The message is clear: dialogue continues, but strategic red lines are non-negotiable.
THE AEGEAN: RED LINES WITHOUT AMBIGUITY
At the centre of rising regional tension is Greece’s enduring dispute with Turkey over maritime zones and jurisdiction in the Aegean and Eastern Mediterranean.
Athens has drawn a firm legal and political boundary:
- No acceptance of unilateral maritime “mapping” or declarations
- No recognition of de facto territorial narratives
- No policy shaped by media leaks or unofficial drafts
Gerapetritis’ remarks reflect a deliberate effort to prevent what Athens sees as “creeping normalization” of unilateral claims.
DIPLOMACY WITH ANKARA: ENGAGEMENT WITHOUT ILLUSIONS
Despite ongoing diplomatic channels with Turkish Foreign Minister Hakan Fidan, Greek officials openly acknowledge that core disagreements remain structurally unchanged.
The Greek approach is increasingly defined by a dual track:
- sustained communication channels
- reinforced deterrence posture
In practical terms, Athens is betting on stability through controlled tension rather than unresolved escalation.
LIBYA: THE SOUTHERN FRONTIER OF COMPETITION
In parallel, Greece is intensifying its diplomatic engagement with Libya, a country fragmented between rival administrations and external influence networks.
Athens is now engaging both Tripoli and Benghazi in an effort to:
- rebuild diplomatic leverage
- counterbalance the 2019 Turkey–Libya maritime memorandum
- create conditions for a legally binding maritime delimitation in the future
Libya has effectively become the southern hinge of Eastern Mediterranean geopolitics.
THE STRATEGIC MAP: A FRAGMENTED MEDITERRANEAN
The Eastern Mediterranean is no longer a regional dispute zone—it is a multi-layered geopolitical system where maritime law, energy exploration, and migration routes intersect.
Key pressure points include:
- contested Exclusive Economic Zones (EEZs)

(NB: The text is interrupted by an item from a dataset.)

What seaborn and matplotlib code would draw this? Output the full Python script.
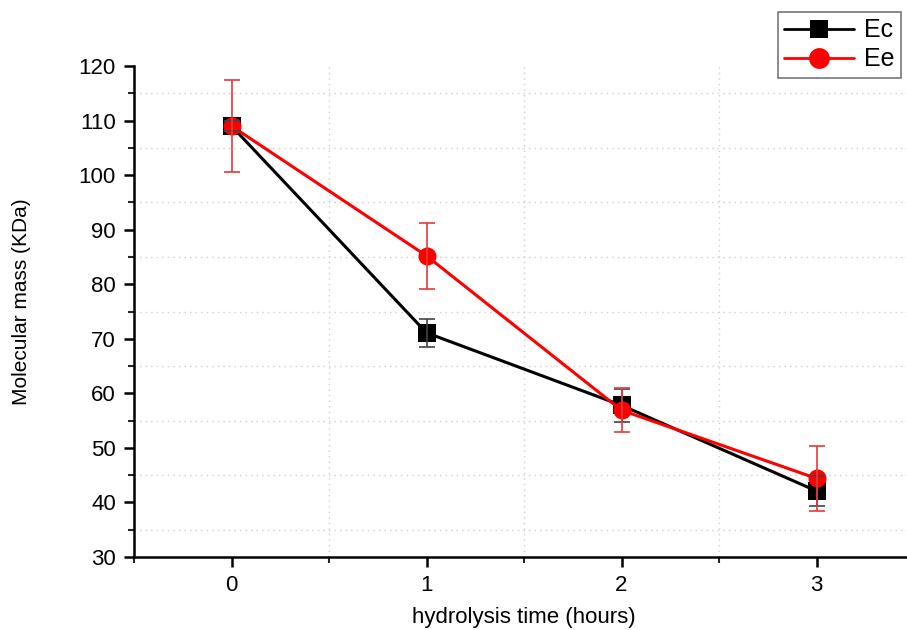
import matplotlib
matplotlib.use("Agg")
import matplotlib.pyplot as plt
import seaborn as sns
import pandas as pd
from matplotlib.ticker import MultipleLocator
from matplotlib.lines import Line2D

hours = [0, 1, 2, 3]
ec_mass = [109.0, 71.1, 57.8, 42.1]
ec_err = [1.0, 2.6, 3.0, 2.8]
ee_mass = [109.0, 85.2, 56.9, 44.4]
ee_err = [8.4, 6.0, 4.0, 6.0]
series_names = ["Ec", "Ee"]

sns.set_style("white")
plt.rcParams['font.family'] = ['Liberation Sans', 'DejaVu Sans']
plt.rcParams['text.color'] = 'black'
plt.rcParams['axes.labelcolor'] = 'black'

df = pd.DataFrame({
    "hours": hours * 2,
    "mass": ec_mass + ee_mass,
    "series": [series_names[0]] * 4 + [series_names[1]] * 4,
})

fig = plt.figure(figsize=(9.07, 6.30), dpi=100)
ax = fig.add_axes([134/907, 73/630, 780/907, 491/630])

palette = {"Ec": "black", "Ee": "#ff0000"}
sns.lineplot(data=df, x="hours", y="mass", hue="series", style="series",
             markers={"Ec": "s", "Ee": "o"}, dashes=False, palette=palette,
             markersize=13, linewidth=2.2, markeredgewidth=0, ax=ax, legend=False)

ax.errorbar(hours, ec_mass, yerr=ec_err, fmt="none", ecolor="#444444",
            elinewidth=1.2, capsize=6, capthick=1.2, zorder=5)
ax.errorbar(hours, ee_mass, yerr=ee_err, fmt="none", ecolor="#e83a3a",
            elinewidth=1.2, capsize=6, capthick=1.2, zorder=6)

ax.set_xlim(-0.5, 3.5)
ax.set_ylim(30, 120)
ax.xaxis.set_major_locator(MultipleLocator(1))
ax.xaxis.set_minor_locator(MultipleLocator(0.5))
ax.yaxis.set_major_locator(MultipleLocator(10))
ax.yaxis.set_minor_locator(MultipleLocator(5))

ax.grid(False)
for v in [0.5, 1.5, 2.5]:
    ax.axvline(v, color="#cfcfcf", linestyle=(0, (1, 3)), linewidth=1, zorder=0)
for v in range(35, 120, 10):
    ax.axhline(v, color="#cfcfcf", linestyle=(0, (1, 3)), linewidth=1, zorder=0)

for s in ["top", "right"]:
    ax.spines[s].set_visible(False)
for s in ["left", "bottom"]:
    ax.spines[s].set_linewidth(1.8)
    ax.spines[s].set_color("black")

ax.tick_params(axis="both", which="major", direction="out", length=7, width=1.8,
               labelsize=16, bottom=True, left=True, colors="black", pad=6)
ax.tick_params(axis="both", which="minor", direction="out", length=4, width=1.5,
               bottom=True, left=True)

ax.set_xlabel("hydrolysis time (hours)", fontsize=16)
ax.xaxis.set_label_coords((524 - 134) / 780, -(618 - 557) / 491)
ax.xaxis.label.set_va("center")
ax.set_ylabel("Molecular mass (KDa)", fontsize=15)
ax.yaxis.set_label_coords((22 - 134) / 780, (557 - 302) / 491)
ax.yaxis.label.set_va("center")

handles = [
    Line2D([], [], color="black", marker="s", markersize=13, linewidth=2, markeredgewidth=0),
    Line2D([], [], color="#ff0000", marker="o", markersize=15, linewidth=2, markeredgewidth=0),
]
leg = fig.legend(handles, series_names, loc="upper left", bbox_to_anchor=(778/907, 1 - 12/630),
                 fontsize=18, frameon=True, fancybox=False, edgecolor="#555555",
                 borderpad=0.25, handlelength=2.8, handletextpad=0.4, labelspacing=0.2,
                 borderaxespad=0)
leg.get_frame().set_linewidth(1.2)

fig.savefig("out.png", dpi=100)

- overlapping energy exploration claims
- fragile North African governance structures
- increasing naval signalling and deterrence activity
Greece positions itself as a stabilizing legal anchor within this volatile environment.
MIGRATION AND AFRICA: THE STRUCTURAL SHOCK
Gerapetritis also highlighted instability in Sub-Saharan Africa—particularly Sudan—as a structural driver of migration pressure toward Europe.
This reframes migration not as a border management issue, but as a systemic geopolitical shock emerging from state collapse, conflict, and demographic stress.
The Mediterranean, in this reading, is becoming the first containment line of deeper continental instability.
The message from Giorgos Gerapetritis reflects a broader shift in Greek foreign policy: from reactive diplomacy to structured deterrence.
In an increasingly fragmented Eastern Mediterranean, Athens is attempting to enforce a simple principle—dialogue is open, but sovereignty is not negotiable, and unilateralism will not be allowed to harden into precedent.